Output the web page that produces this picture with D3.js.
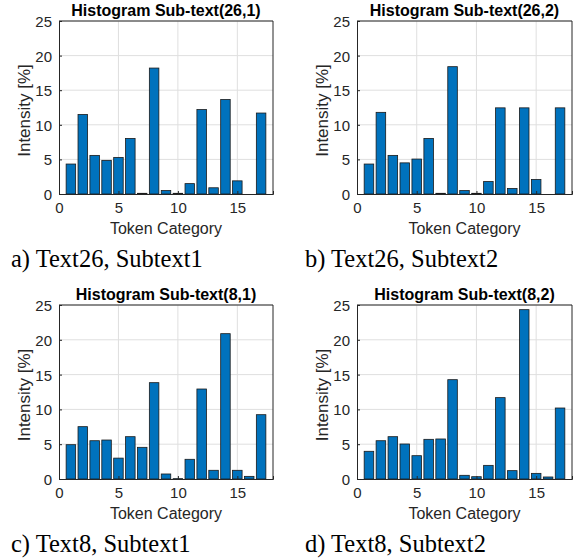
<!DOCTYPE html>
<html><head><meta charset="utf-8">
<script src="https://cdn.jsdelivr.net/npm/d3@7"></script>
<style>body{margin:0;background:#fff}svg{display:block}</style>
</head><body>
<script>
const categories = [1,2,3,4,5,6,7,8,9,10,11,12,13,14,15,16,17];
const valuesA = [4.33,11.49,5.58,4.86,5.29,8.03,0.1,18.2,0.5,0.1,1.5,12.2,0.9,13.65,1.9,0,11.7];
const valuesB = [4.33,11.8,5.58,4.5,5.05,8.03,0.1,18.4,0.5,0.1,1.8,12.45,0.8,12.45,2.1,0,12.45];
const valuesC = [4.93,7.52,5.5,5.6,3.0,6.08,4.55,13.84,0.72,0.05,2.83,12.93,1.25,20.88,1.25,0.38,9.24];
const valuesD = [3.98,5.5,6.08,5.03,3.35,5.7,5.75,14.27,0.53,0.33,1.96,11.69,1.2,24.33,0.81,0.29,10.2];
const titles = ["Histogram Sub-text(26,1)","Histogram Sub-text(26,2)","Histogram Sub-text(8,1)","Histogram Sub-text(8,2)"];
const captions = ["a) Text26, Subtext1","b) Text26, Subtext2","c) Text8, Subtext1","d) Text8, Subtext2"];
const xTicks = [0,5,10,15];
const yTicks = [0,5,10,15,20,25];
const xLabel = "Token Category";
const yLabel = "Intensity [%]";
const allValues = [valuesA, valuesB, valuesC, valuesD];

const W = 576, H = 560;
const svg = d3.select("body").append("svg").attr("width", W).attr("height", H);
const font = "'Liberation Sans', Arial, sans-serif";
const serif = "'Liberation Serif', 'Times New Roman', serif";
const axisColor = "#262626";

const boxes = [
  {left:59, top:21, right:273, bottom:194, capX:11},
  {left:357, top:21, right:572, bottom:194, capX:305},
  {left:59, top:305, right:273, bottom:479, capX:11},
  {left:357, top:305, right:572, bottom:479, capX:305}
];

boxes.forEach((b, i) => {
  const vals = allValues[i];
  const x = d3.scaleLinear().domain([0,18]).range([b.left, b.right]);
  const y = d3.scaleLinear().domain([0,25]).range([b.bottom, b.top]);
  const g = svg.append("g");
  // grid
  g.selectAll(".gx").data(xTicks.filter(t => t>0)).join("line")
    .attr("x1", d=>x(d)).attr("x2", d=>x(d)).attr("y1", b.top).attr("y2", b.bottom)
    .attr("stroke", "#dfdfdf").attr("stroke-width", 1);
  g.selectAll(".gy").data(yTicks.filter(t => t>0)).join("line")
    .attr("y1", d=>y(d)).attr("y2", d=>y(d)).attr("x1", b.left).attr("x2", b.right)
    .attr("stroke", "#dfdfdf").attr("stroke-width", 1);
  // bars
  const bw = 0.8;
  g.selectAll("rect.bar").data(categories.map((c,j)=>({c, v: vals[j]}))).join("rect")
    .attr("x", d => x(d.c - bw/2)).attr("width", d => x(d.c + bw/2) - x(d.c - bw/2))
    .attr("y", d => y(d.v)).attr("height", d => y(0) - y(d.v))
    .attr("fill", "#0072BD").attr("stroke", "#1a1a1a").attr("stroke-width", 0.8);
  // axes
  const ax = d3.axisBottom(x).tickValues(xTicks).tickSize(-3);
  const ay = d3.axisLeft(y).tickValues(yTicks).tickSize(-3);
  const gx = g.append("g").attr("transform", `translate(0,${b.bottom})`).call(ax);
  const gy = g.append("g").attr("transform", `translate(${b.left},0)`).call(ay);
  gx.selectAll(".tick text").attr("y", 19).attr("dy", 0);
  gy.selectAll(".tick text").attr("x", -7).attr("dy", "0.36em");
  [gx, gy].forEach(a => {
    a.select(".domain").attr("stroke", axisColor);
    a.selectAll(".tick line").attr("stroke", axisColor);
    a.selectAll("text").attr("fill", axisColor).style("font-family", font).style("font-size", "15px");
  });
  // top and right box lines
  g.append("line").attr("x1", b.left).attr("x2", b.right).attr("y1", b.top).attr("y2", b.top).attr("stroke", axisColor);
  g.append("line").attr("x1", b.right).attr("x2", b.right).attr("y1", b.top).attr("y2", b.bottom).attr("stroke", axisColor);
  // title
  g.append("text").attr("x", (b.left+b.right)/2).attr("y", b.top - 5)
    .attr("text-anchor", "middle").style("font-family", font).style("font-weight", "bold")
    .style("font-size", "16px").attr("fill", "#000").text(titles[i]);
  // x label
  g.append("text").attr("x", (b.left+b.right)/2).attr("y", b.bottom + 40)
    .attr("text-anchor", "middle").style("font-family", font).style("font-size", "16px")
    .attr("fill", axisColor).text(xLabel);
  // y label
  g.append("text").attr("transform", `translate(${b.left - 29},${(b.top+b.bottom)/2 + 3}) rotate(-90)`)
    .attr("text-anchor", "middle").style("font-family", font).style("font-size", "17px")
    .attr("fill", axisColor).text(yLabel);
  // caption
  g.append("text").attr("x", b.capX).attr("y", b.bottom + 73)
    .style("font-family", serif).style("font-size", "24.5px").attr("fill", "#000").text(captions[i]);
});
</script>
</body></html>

++++

GOAL - Print the complete listing exactly as it stands, without its pictures.

COMPLETE RESPONSE -
Output the web page that produces this picture with D3.js.
<!DOCTYPE html>
<html><head><meta charset="utf-8">
<script src="https://cdn.jsdelivr.net/npm/d3@7"></script>
<style>body{margin:0;background:#fff}svg{display:block}</style>
</head><body>
<script>
const categories = [1,2,3,4,5,6,7,8,9,10,11,12,13,14,15,16,17];
const valuesA = [4.33,11.49,5.58,4.86,5.29,8.03,0.1,18.2,0.5,0.1,1.5,12.2,0.9,13.65,1.9,0,11.7];
const valuesB = [4.33,11.8,5.58,4.5,5.05,8.03,0.1,18.4,0.5,0.1,1.8,12.45,0.8,12.45,2.1,0,12.45];
const valuesC = [4.93,7.52,5.5,5.6,3.0,6.08,4.55,13.84,0.72,0.05,2.83,12.93,1.25,20.88,1.25,0.38,9.24];
const valuesD = [3.98,5.5,6.08,5.03,3.35,5.7,5.75,14.27,0.53,0.33,1.96,11.69,1.2,24.33,0.81,0.29,10.2];
const titles = ["Histogram Sub-text(26,1)","Histogram Sub-text(26,2)","Histogram Sub-text(8,1)","Histogram Sub-text(8,2)"];
const captions = ["a) Text26, Subtext1","b) Text26, Subtext2","c) Text8, Subtext1","d) Text8, Subtext2"];
const xTicks = [0,5,10,15];
const yTicks = [0,5,10,15,20,25];
const xLabel = "Token Category";
const yLabel = "Intensity [%]";
const allValues = [valuesA, valuesB, valuesC, valuesD];

const W = 576, H = 560;
const svg = d3.select("body").append("svg").attr("width", W).attr("height", H);
const font = "'Liberation Sans', Arial, sans-serif";
const serif = "'Liberation Serif', 'Times New Roman', serif";
const axisColor = "#262626";

const boxes = [
  {left:59, top:21, right:273, bottom:194, capX:11},
  {left:357, top:21, right:572, bottom:194, capX:305},
  {left:59, top:305, right:273, bottom:479, capX:11},
  {left:357, top:305, right:572, bottom:479, capX:305}
];

boxes.forEach((b, i) => {
  const vals = allValues[i];
  const x = d3.scaleLinear().domain([0,18]).range([b.left, b.right]);
  const y = d3.scaleLinear().domain([0,25]).range([b.bottom, b.top]);
  const g = svg.append("g");
  // grid
  g.selectAll(".gx").data(xTicks.filter(t => t>0)).join("line")
    .attr("x1", d=>x(d)).attr("x2", d=>x(d)).attr("y1", b.top).attr("y2", b.bottom)
    .attr("stroke", "#dfdfdf").attr("stroke-width", 1);
  g.selectAll(".gy").data(yTicks.filter(t => t>0)).join("line")
    .attr("y1", d=>y(d)).attr("y2", d=>y(d)).attr("x1", b.left).attr("x2", b.right)
    .attr("stroke", "#dfdfdf").attr("stroke-width", 1);
  // bars
  const bw = 0.8;
  g.selectAll("rect.bar").data(categories.map((c,j)=>({c, v: vals[j]}))).join("rect")
    .attr("x", d => x(d.c - bw/2)).attr("width", d => x(d.c + bw/2) - x(d.c - bw/2))
    .attr("y", d => y(d.v)).attr("height", d => y(0) - y(d.v))
    .attr("fill", "#0072BD").attr("stroke", "#1a1a1a").attr("stroke-width", 0.8);
  // axes
  const ax = d3.axisBottom(x).tickValues(xTicks).tickSize(-3);
  const ay = d3.axisLeft(y).tickValues(yTicks).tickSize(-3);
  const gx = g.append("g").attr("transform", `translate(0,${b.bottom})`).call(ax);
  const gy = g.append("g").attr("transform", `translate(${b.left},0)`).call(ay);
  gx.selectAll(".tick text").attr("y", 19).attr("dy", 0);
  gy.selectAll(".tick text").attr("x", -7).attr("dy", "0.36em");
  [gx, gy].forEach(a => {
    a.select(".domain").attr("stroke", axisColor);
    a.selectAll(".tick line").attr("stroke", axisColor);
    a.selectAll("text").attr("fill", axisColor).style("font-family", font).style("font-size", "15px");
  });
  // top and right box lines
  g.append("line").attr("x1", b.left).attr("x2", b.right).attr("y1", b.top).attr("y2", b.top).attr("stroke", axisColor);
  g.append("line").attr("x1", b.right).attr("x2", b.right).attr("y1", b.top).attr("y2", b.bottom).attr("stroke", axisColor);
  // title
  g.append("text").attr("x", (b.left+b.right)/2).attr("y", b.top - 5)
    .attr("text-anchor", "middle").style("font-family", font).style("font-weight", "bold")
    .style("font-size", "16px").attr("fill", "#000").text(titles[i]);
  // x label
  g.append("text").attr("x", (b.left+b.right)/2).attr("y", b.bottom + 40)
    .attr("text-anchor", "middle").style("font-family", font).style("font-size", "16px")
    .attr("fill", axisColor).text(xLabel);
  // y label
  g.append("text").attr("transform", `translate(${b.left - 29},${(b.top+b.bottom)/2 + 3}) rotate(-90)`)
    .attr("text-anchor", "middle").style("font-family", font).style("font-size", "17px")
    .attr("fill", axisColor).text(yLabel);
  // caption
  g.append("text").attr("x", b.capX).attr("y", b.bottom + 73)
    .style("font-family", serif).style("font-size", "24.5px").attr("fill", "#000").text(captions[i]);
});
</script>
</body></html>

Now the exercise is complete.